## GIVEN INFORMATION
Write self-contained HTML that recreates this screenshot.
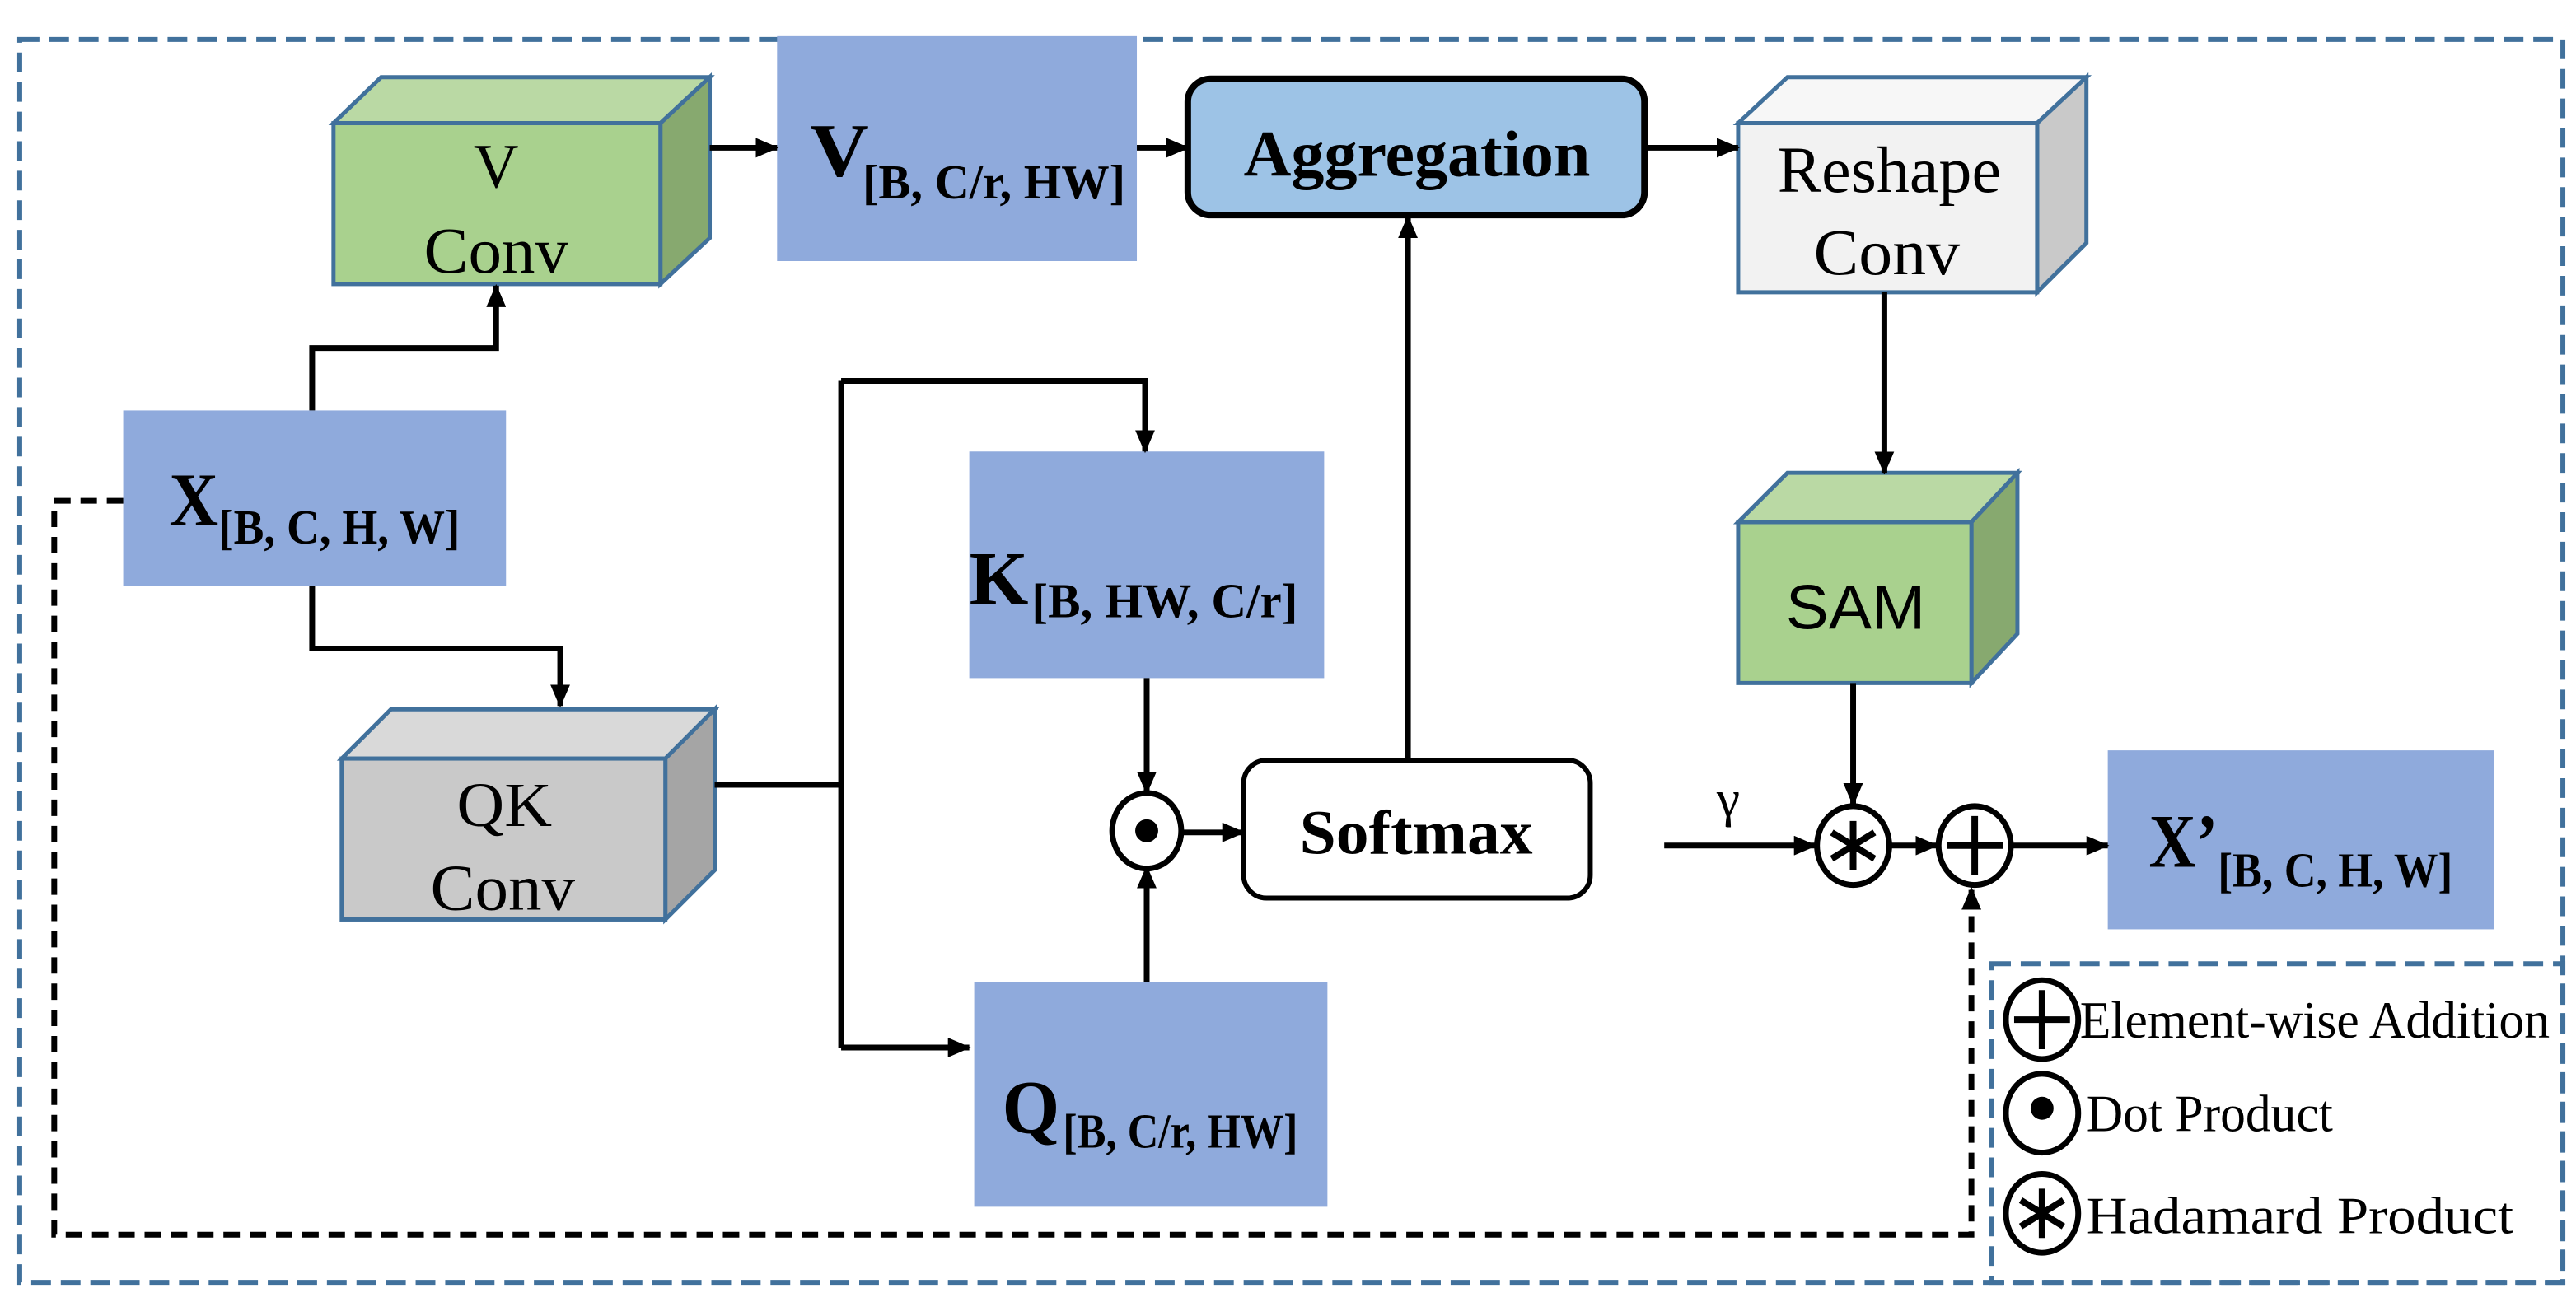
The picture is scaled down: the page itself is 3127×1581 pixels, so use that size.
<!DOCTYPE html>
<html><head><meta charset="utf-8"><style>
html,body{margin:0;padding:0;background:#fff;}
svg{display:block;}
text{font-family:"Liberation Serif",serif;}
</style></head><body>
<svg width="3127" height="1581" viewBox="0 0 1568 793" preserveAspectRatio="none" xmlns="http://www.w3.org/2000/svg">
<defs>
<marker id="a" markerWidth="14" markerHeight="12" refX="13" refY="6" orient="auto" markerUnits="userSpaceOnUse">
<path d="M0,0 L14,6 L0,12 z" fill="#000"/></marker>
</defs>
<rect x="12" y="24" width="1548" height="757" fill="none" stroke="#41719C" stroke-width="3" stroke-dasharray="12,6"/>

<!-- V Conv cube -->
<g stroke="#41719C" stroke-width="2.5">
<polygon points="203,75 232,47 432,47 402,75" fill="#BAD9A4"/>
<polygon points="402,75 432,47 432,145 402,173" fill="#87A96F"/>
<rect x="203" y="75" width="199" height="98" fill="#A9D18E"/>
</g>
<text x="302" y="114" font-size="38" text-anchor="middle">V</text>
<text x="258" y="166" font-size="40" textLength="88" lengthAdjust="spacingAndGlyphs">Conv</text>

<!-- V box -->
<rect x="473" y="22" width="219" height="137" fill="#8FAADC"/>
<text x="493" y="107" font-size="46" font-weight="bold" textLength="36" lengthAdjust="spacingAndGlyphs">V</text>
<text x="525" y="121" font-size="30" font-weight="bold" textLength="160" lengthAdjust="spacingAndGlyphs">[B, C/r, HW]</text>

<!-- Aggregation -->
<rect x="723" y="48" width="278" height="83" rx="14" fill="#9DC3E6" stroke="#000" stroke-width="4"/>
<text x="757" y="107" font-size="40" font-weight="bold" textLength="211" lengthAdjust="spacingAndGlyphs">Aggregation</text>

<!-- Reshape Conv cube -->
<g stroke="#41719C" stroke-width="2.5">
<polygon points="1058,75 1088,47 1270,47 1240,75" fill="#F7F7F7"/>
<polygon points="1240,75 1270,47 1270,148 1240,178" fill="#C9C9C9"/>
<rect x="1058" y="75" width="182" height="103" fill="#F2F2F2"/>
</g>
<text x="1082" y="117" font-size="40" textLength="136" lengthAdjust="spacingAndGlyphs">Reshape</text>
<text x="1104" y="167" font-size="40" textLength="89" lengthAdjust="spacingAndGlyphs">Conv</text>

<!-- SAM cube -->
<g stroke="#41719C" stroke-width="2.5">
<polygon points="1058,318 1088,288 1228,288 1200,318" fill="#BAD9A4"/>
<polygon points="1200,318 1228,288 1228,386 1200,416" fill="#87A96F"/>
<rect x="1058" y="318" width="142" height="98" fill="#A9D18E"/>
</g>
<text x="1087" y="383" font-size="38" style="font-family:'Liberation Sans',sans-serif" textLength="85" lengthAdjust="spacingAndGlyphs">SAM</text>

<!-- X box -->
<rect x="75" y="250" width="233" height="107" fill="#8FAADC"/>
<text x="103" y="320" font-size="46" font-weight="bold" textLength="30" lengthAdjust="spacingAndGlyphs">X</text>
<text x="133" y="331" font-size="30" font-weight="bold" textLength="147" lengthAdjust="spacingAndGlyphs">[B, C,  H, W]</text>

<!-- QK Conv cube -->
<g stroke="#41719C" stroke-width="2.5">
<polygon points="208,462 238,432 435,432 405,462" fill="#D9D9D9"/>
<polygon points="405,462 435,432 435,530 405,560" fill="#A5A5A5"/>
<rect x="208" y="462" width="197" height="98" fill="#C9C9C9"/>
</g>
<text x="278" y="503" font-size="38" textLength="58" lengthAdjust="spacingAndGlyphs">QK</text>
<text x="262" y="554" font-size="40" textLength="88" lengthAdjust="spacingAndGlyphs">Conv</text>

<!-- K box -->
<rect x="590" y="275" width="216" height="138" fill="#8FAADC"/>
<text x="590" y="368" font-size="46" font-weight="bold" textLength="36" lengthAdjust="spacingAndGlyphs">K</text>
<text x="628" y="376" font-size="30" font-weight="bold" textLength="162" lengthAdjust="spacingAndGlyphs">[B, HW, C/r]</text>

<!-- Q box -->
<rect x="593" y="598" width="215" height="137" fill="#8FAADC"/>
<text x="610" y="690" font-size="46" font-weight="bold" textLength="35" lengthAdjust="spacingAndGlyphs">Q</text>
<text x="647" y="699" font-size="30" font-weight="bold" textLength="143" lengthAdjust="spacingAndGlyphs">[B, C/r, HW]</text>

<!-- Softmax -->
<rect x="757" y="463" width="211" height="84" rx="14" fill="#fff" stroke="#000" stroke-width="3"/>
<text x="791" y="520" font-size="38" font-weight="bold" textLength="142" lengthAdjust="spacingAndGlyphs">Softmax</text>

<!-- X' box -->
<rect x="1283" y="457" width="235" height="109" fill="#8FAADC"/>
<text x="1308" y="528" font-size="46" font-weight="bold" textLength="42" lengthAdjust="spacingAndGlyphs">X’</text>
<text x="1350" y="540" font-size="30" font-weight="bold" textLength="143" lengthAdjust="spacingAndGlyphs">[B, C,  H, W]</text>

<g stroke="#000" stroke-width="3.5" fill="none">
<line x1="432" y1="90" x2="473" y2="90" marker-end="url(#a)"/>
<line x1="692" y1="90" x2="723" y2="90" marker-end="url(#a)"/>
<line x1="1001" y1="90" x2="1058" y2="90" marker-end="url(#a)"/>
<line x1="1147" y1="178" x2="1147" y2="288" marker-end="url(#a)"/>
<polyline points="190,250 190,212 302,212 302,174" marker-end="url(#a)"/>
<polyline points="190,357 190,395 341,395 341,430" marker-end="url(#a)"/>
<line x1="435" y1="478" x2="512" y2="478"/>
<polyline points="512,232 697,232 697,275" marker-end="url(#a)"/>
<line x1="512" y1="232" x2="512" y2="638"/>
<polyline points="512,638 590,638" marker-end="url(#a)"/>
<line x1="698" y1="413" x2="698" y2="483" marker-end="url(#a)"/>
<line x1="698" y1="598" x2="698" y2="528" marker-end="url(#a)"/>
<line x1="720" y1="507" x2="757" y2="507" marker-end="url(#a)"/>
<line x1="857" y1="463" x2="857" y2="132" marker-end="url(#a)"/>
<line x1="1128" y1="416" x2="1128" y2="490" marker-end="url(#a)"/>
<line x1="1013" y1="515" x2="1105" y2="515" marker-end="url(#a)"/>
<line x1="1150" y1="515" x2="1179" y2="515" marker-end="url(#a)"/>
<line x1="1225" y1="515" x2="1283" y2="515" marker-end="url(#a)"/>
<polyline points="75,305 33,305 33,752 1200,752 1200,541" stroke-dasharray="10,6" marker-end="url(#a)"/>
</g>
<text x="1052" y="497" font-size="32" text-anchor="middle">γ</text>

<g stroke="#000" stroke-width="3.5" fill="#fff">
<ellipse cx="698" cy="506" rx="21" ry="23"/>
<ellipse cx="1128" cy="515" rx="22" ry="24"/>
<ellipse cx="1202" cy="515" rx="22" ry="24"/>
</g>
<circle cx="698" cy="506" r="7" fill="#000"/>
<g stroke="#000" stroke-width="4">
<line x1="1128" y1="500" x2="1128" y2="530"/><line x1="1115" y1="507" x2="1141" y2="523"/><line x1="1115" y1="523" x2="1141" y2="507"/>
<line x1="1202" y1="497" x2="1202" y2="533"/><line x1="1185" y1="515" x2="1219" y2="515"/>
</g>

<rect x="1212" y="587" width="348" height="194" fill="none" stroke="#41719C" stroke-width="3" stroke-dasharray="12,6"/>
<g stroke="#000" stroke-width="3.5" fill="#fff">
<ellipse cx="1243" cy="621" rx="22" ry="24"/>
<ellipse cx="1243" cy="678" rx="22" ry="24"/>
<ellipse cx="1243" cy="739" rx="22" ry="24"/>
</g>
<g stroke="#000" stroke-width="4">
<line x1="1243" y1="603" x2="1243" y2="639"/><line x1="1226" y1="621" x2="1260" y2="621"/>
<line x1="1243" y1="724" x2="1243" y2="754"/><line x1="1230" y1="731" x2="1256" y2="747"/><line x1="1230" y1="747" x2="1256" y2="731"/>
</g>
<circle cx="1243" cy="675" r="7" fill="#000"/>
<text x="1266" y="632" font-size="32" textLength="286" lengthAdjust="spacingAndGlyphs">Element-wise Addition</text>
<text x="1270" y="689" font-size="32" textLength="150" lengthAdjust="spacingAndGlyphs">Dot Product</text>
<text x="1270" y="751" font-size="32" textLength="260" lengthAdjust="spacingAndGlyphs">Hadamard Product</text>
</svg>
</body></html>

## TASK DESCRIPTION
Pull out all lines containing "that".

## OUTPUT BELOW
Write self-contained HTML that recreates this screenshot.
The picture is scaled down: the page itself is 3127×1581 pixels, so use that size.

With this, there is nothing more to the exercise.